Streaming with GPU and DLA

Hello,
I created a plan where the first few layers are run in DLA and the remaining layers are run in GPU. I wanted to know how I can use this plan for streaming data in parallel. What I mean is this:
The first image is processed by DLA then GPU. When the first image is in the GPU, the second image is in the DLA. When the second image reaches the GPU, the third image enters the DLA, and so on. Essentially, after the first instance, at any point, I am using the DLA and GPU at the same time. Like the image below:

How can I do this, and which application should I use to prove that it is working in parallel? (Note that both the output and input are images)

I tried using nsys to see the output for the plan. Following the documentation (Developer Guide :: NVIDIA Deep Learning TensorRT Documentation), I do not see the other accelerators API in the output. I have added the link to the files as well.
Link to files

Thank you.

Hi,

You will need to use TensorRT API to specify certain layers run on DLA:

Or use cuDLA library:

Thanks.

Hello,
Thank you for the response.
I have used TensorRT Python library to set the device type to DLA for the first few layers and created the plan from this. What I would like to know is how to achieve the streaming step where I am able to execute the model in parallel. My input and output are images.

Hi,

Please run the multiple models within the same process but with different threads and CUDA streams.
GPU scheduler will optimize the tasks based on resources.

Thanks.

I am not sure I understood. Do you have a sample file that I could follow to do this?

Hi,

Please find the sample below:

Thanks.

Thank you for the sample. I followed the documentation to get the profiling data along with the sample and got the following results: (I used a plan that had the first ten layers executed in DLA and the remaining in GPU.)

  1. Without streaming.


    no_streaming.txt (23.4 KB)

  2. With streaming of 2.


    with_streaming.txt (28.5 KB)

I have also attached the logs from execution.

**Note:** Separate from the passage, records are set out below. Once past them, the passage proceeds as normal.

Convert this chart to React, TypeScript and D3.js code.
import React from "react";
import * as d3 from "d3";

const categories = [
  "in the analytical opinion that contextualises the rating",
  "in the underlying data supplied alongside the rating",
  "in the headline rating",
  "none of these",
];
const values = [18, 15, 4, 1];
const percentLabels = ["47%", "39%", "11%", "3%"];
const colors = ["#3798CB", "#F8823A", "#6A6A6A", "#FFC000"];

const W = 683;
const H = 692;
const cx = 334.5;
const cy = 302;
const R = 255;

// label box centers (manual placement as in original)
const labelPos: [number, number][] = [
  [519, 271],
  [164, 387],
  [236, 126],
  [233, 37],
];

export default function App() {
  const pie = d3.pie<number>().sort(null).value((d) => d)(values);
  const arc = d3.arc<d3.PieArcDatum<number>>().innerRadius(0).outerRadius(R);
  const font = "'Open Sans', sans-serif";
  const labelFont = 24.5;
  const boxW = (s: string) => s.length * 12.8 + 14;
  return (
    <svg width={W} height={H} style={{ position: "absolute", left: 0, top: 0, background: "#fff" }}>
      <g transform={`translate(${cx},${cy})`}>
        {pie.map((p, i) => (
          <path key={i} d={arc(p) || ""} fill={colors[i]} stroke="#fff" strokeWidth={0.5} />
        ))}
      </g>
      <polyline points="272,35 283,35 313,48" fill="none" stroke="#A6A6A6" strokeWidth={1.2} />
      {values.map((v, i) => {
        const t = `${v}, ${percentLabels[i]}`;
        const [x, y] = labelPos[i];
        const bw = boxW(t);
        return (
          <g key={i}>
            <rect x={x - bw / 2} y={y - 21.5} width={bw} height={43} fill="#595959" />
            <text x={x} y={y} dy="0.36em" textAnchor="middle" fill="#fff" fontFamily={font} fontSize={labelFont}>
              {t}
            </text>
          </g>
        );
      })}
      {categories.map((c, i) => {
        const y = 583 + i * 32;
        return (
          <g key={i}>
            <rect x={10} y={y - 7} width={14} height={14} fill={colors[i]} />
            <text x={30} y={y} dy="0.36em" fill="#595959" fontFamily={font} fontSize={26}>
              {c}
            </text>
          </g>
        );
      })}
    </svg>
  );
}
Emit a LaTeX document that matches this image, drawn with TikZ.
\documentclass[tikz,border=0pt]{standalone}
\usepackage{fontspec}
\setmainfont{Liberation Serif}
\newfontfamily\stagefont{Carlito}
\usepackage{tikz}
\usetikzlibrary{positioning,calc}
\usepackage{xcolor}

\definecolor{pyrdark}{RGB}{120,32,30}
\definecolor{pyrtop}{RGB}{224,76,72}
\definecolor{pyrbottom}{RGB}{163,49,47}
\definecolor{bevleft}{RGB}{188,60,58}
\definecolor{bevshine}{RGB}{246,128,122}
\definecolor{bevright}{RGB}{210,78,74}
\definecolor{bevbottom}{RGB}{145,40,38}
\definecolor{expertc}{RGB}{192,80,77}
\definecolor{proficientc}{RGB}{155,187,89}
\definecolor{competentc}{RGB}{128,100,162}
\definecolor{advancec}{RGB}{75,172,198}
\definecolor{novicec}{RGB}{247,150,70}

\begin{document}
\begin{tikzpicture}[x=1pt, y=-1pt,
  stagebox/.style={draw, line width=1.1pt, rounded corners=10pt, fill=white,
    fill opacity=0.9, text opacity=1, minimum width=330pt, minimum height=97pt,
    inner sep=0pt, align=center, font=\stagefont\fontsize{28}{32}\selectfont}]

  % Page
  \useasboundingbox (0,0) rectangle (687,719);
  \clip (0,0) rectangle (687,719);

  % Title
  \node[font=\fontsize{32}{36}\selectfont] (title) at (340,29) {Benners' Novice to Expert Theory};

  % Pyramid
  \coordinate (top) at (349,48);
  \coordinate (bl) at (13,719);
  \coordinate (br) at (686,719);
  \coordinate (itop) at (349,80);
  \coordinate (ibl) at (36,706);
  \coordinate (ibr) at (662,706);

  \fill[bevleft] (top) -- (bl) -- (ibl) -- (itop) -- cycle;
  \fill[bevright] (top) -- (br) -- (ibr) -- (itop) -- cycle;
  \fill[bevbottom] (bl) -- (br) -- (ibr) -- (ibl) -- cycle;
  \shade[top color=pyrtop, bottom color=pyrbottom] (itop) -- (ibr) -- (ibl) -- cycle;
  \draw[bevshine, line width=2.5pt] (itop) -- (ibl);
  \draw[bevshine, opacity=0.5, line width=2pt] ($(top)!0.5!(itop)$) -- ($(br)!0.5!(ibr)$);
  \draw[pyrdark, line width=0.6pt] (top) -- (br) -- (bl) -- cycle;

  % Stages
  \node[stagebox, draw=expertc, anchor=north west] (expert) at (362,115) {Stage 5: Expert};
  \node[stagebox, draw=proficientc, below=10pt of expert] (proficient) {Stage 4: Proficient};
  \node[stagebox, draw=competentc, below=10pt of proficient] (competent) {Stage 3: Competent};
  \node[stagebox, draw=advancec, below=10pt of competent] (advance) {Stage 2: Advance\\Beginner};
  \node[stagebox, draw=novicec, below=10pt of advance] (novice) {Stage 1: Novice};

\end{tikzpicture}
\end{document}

I can see an improvement in the throughput, but I cannot see how it is executing in parallel like I showed previously. The Nsight Systems shows a serial execution in both cases. Is there something I am missing?

Also is it possible to use a folder containing all the images as input for the model during while using trtexec? From what I understood from the sample, I can only use a single file that has been converted to a binary format.